Let the spectacle begin
The IPL’s inaugural cricket tournament that kicks off today offers players and spectators alike an opportunity to get a closer look at what is being hailed as ‘the future of cricket’.Updated: Apr 18, 2008 02:17 IST
Instant cricket probably never had it so big. The Indian Premier League (IPL)’s inaugural cricket tournament that kicks off today offers players and spectators alike an opportunity to get a closer look at what is being hailed as ‘the future of cricket’.
And judging by the enormous interest in the opening match between the Kolkata and Bangalore IPL teams, no one’s going to be disappointed. Cricket matches — be it Tests, one-dayers, or the Twenty20 format — have never enjoyed such overwhelming patronage from administrators and celebrities alike, as movie stars, business magnates, and airline tycoons vie with each other to root for their favourite teams.
So what if mercantile interests, rather than any particular fondness for the game, may drive many of these movers and shakers to spin the fortune wheel on a grass pitch. But then who in their right mind would complain when the revenues from selling television production and broadcast rights for the championship alone promise to be a record that could very well be used for developing the game in the country?
Even before the first ball is bowled, though, a few doubts seem to hang heavy over the IPL’s ability to redefine frontiers for Indian cricket.
After all, if India had not won last year’s Twenty20 World Cup in South Africa, would the IPL have been cheered so loudly? The kind of money going into the tournament is another intangible, given its potential to undermine the game at the national level, as many players might be keener on playing for the IPL rather than for the country.
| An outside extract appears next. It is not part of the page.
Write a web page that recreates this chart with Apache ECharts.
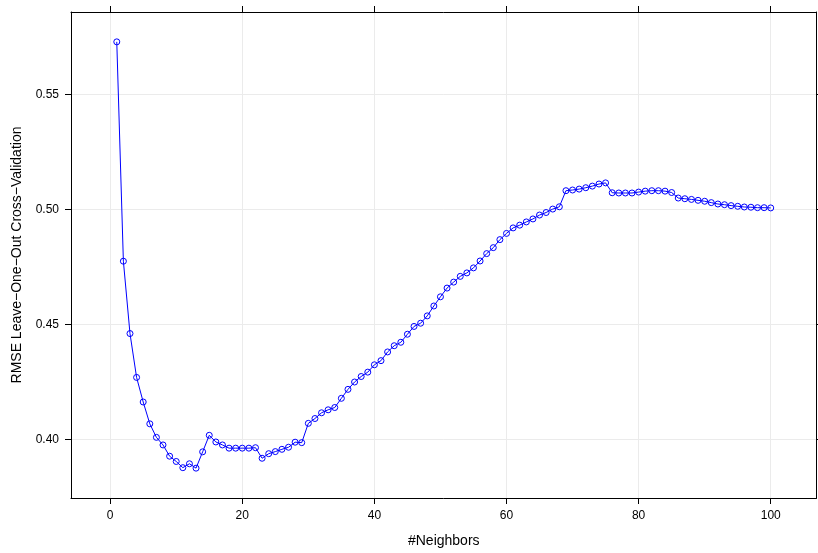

There is also the concern that Twenty20 cricket itself — with its emphasis on innovation and fan-friendly format — could eventually harm one-day matches and Test cricket. But there will be some uncertainties in any new enterprise. The IPL is no exception, and there’s no point speculating on what it would do to cricket skills and talent pools for longer versions of the game.
One thing, however, is certain: the IPL is all set to change the way people look at cricket, being a three - hour game with a definite winner at the end. And since that’s what every player and spectator would want, let the slugfest begin.